Amazing Gardening 101 - Why Install a Landscape Edging?

Gardens and landscaping provide aesthetic value to your home. Placing different kinds of plants and flowers in front, around or even in your backyard give a refreshing and cozy feel to your house. Gardens take out the harshness and coldness associated with modern urbanity and instead bringing a splash of color to the surroundings. But many shy away from keeping a garden because they fear that they don't have time or the patience for maintaining it. But these problems can easily be solved because there are ways to make maintenance of gardens easier. Installing a landscape edging is one such move.
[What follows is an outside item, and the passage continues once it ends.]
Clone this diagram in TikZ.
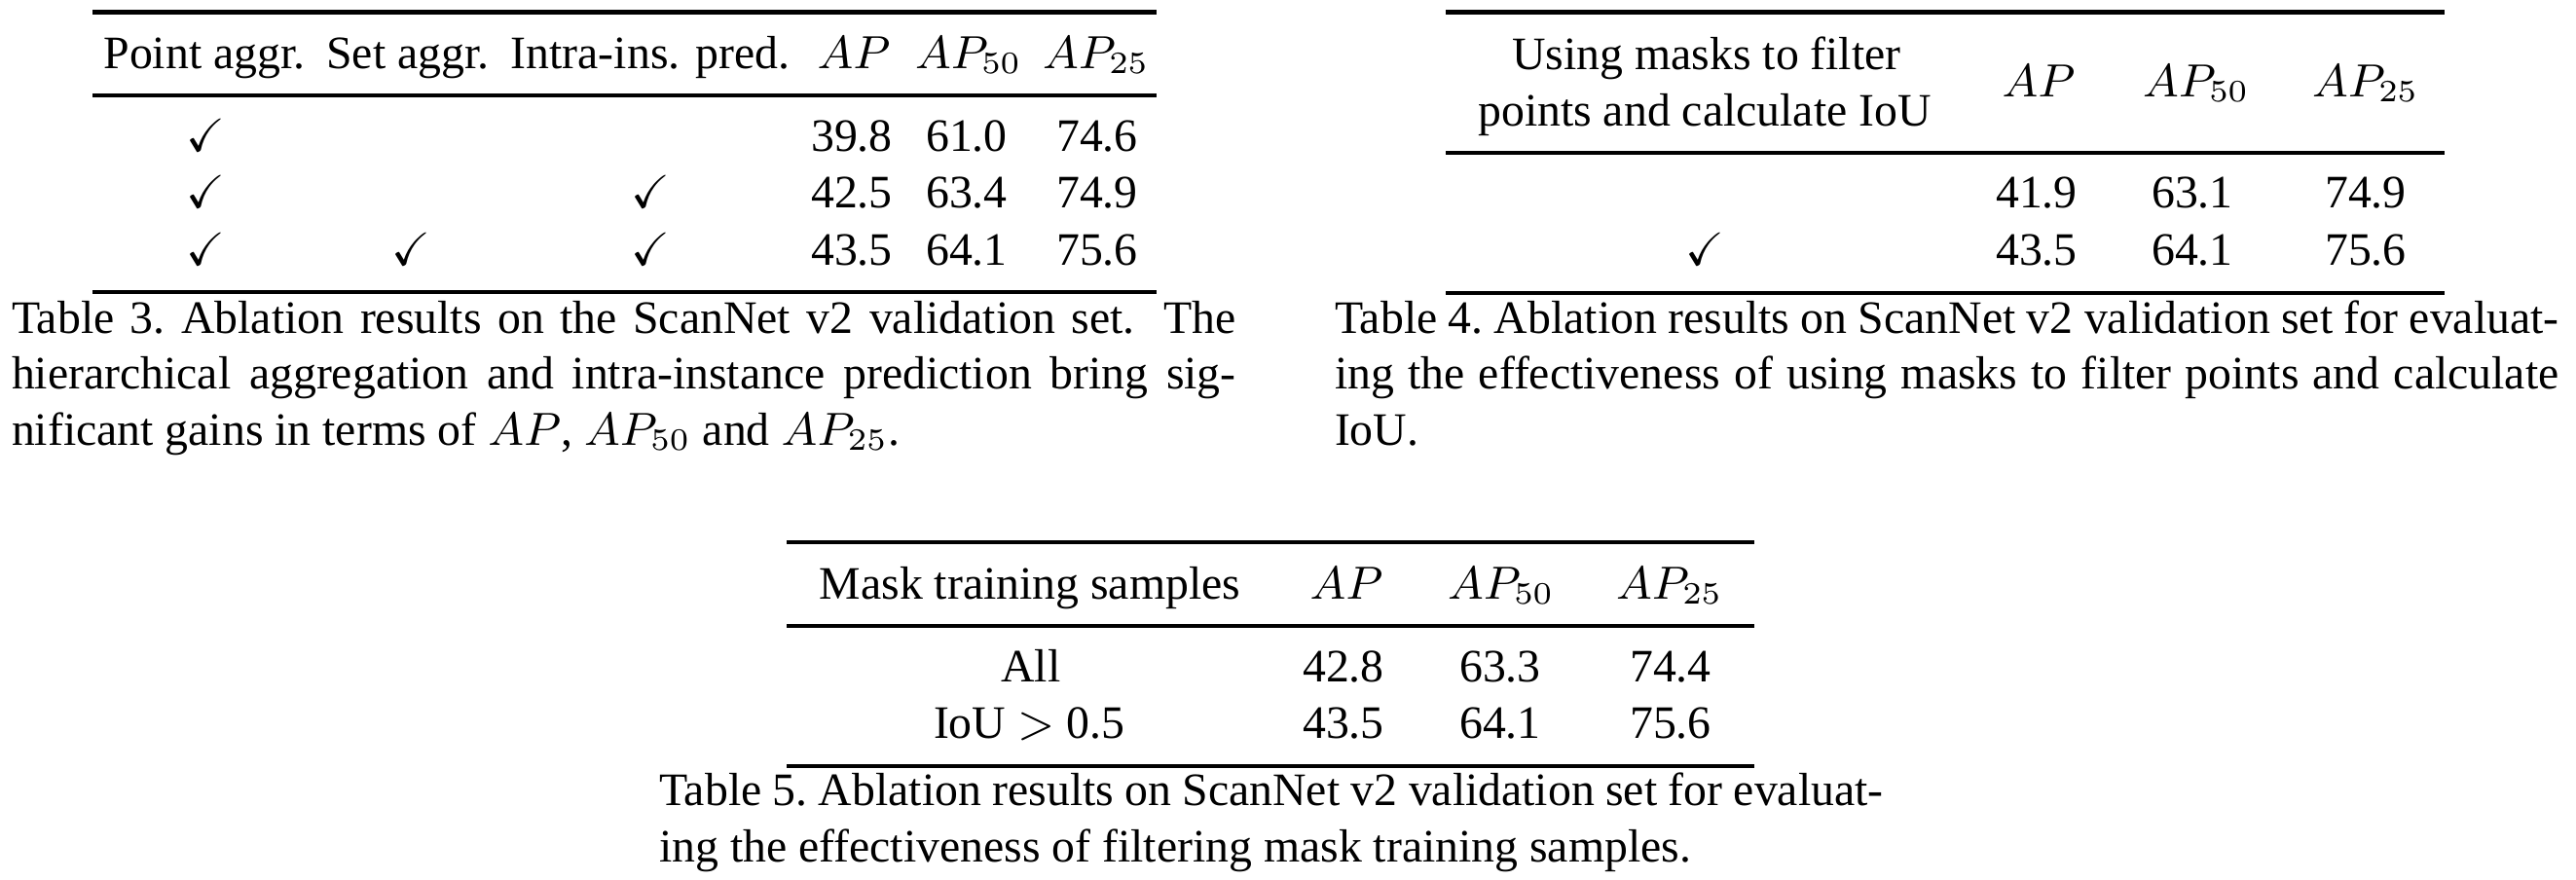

Installing this accessory make it easier for owners to cultivate and enjoy their gardens.


A garden could be first fixed by a landscape artist but when the owner's left on his own for the garden's maintenance, problems arise. One of the difficulties associated with gardens is the problems with delineating spaces and grass. There are certain areas where grasses and plants grow out of place, and so they tend to cross over walk ways and other spaces in the garden. This problem can be solved by installing a landscape edging around areas in the garden where plants and grasses are concentrated and arranged. Landscape edgings can either be simple trenches or pieces of tile, brick, plaster or plastic embedded into the soil around the landscape arrangements. They help define the spaces in your garden.


Because landscape edgings help define and differentiate spaces in your garden, you can now take care of it with ease. Landscape edgings help you determine the areas where grasses and other weeds are not supposed to grow and you can now make moves to take control. There are edgings designed to conform to the edges of conventional lawn mowers. They are designed so that the mower can use them as "tracks" making it easy to mow hard to reach grasses near the edgings. They also ensure the health of your plants because edgings prevent the spread of weeds if placed around plant beds. If they are deep enough (in the case of trench-type edgings) or deeply embedded (in the case of tile or plaster edgings), the long roots of weeds called stolons cannot reach the soil in your plant bed. These stolons, if uncontrolled, would grow into new grass blades. Therefore, placing landscape edgings would spare you from the hassles of spraying herbicide often or worse, getting down on your knees and pulling them out.


Besides these benefits, landscape edgings also provide aesthetic value to your garden. Trenches could be otherwise plain, but choosing bricks, tile or even plastic edgings with different designs and shapes will give your garden a good aesthetic boost. There are many kinds available in the market and so you can surely find the one that's right for your budget and needs.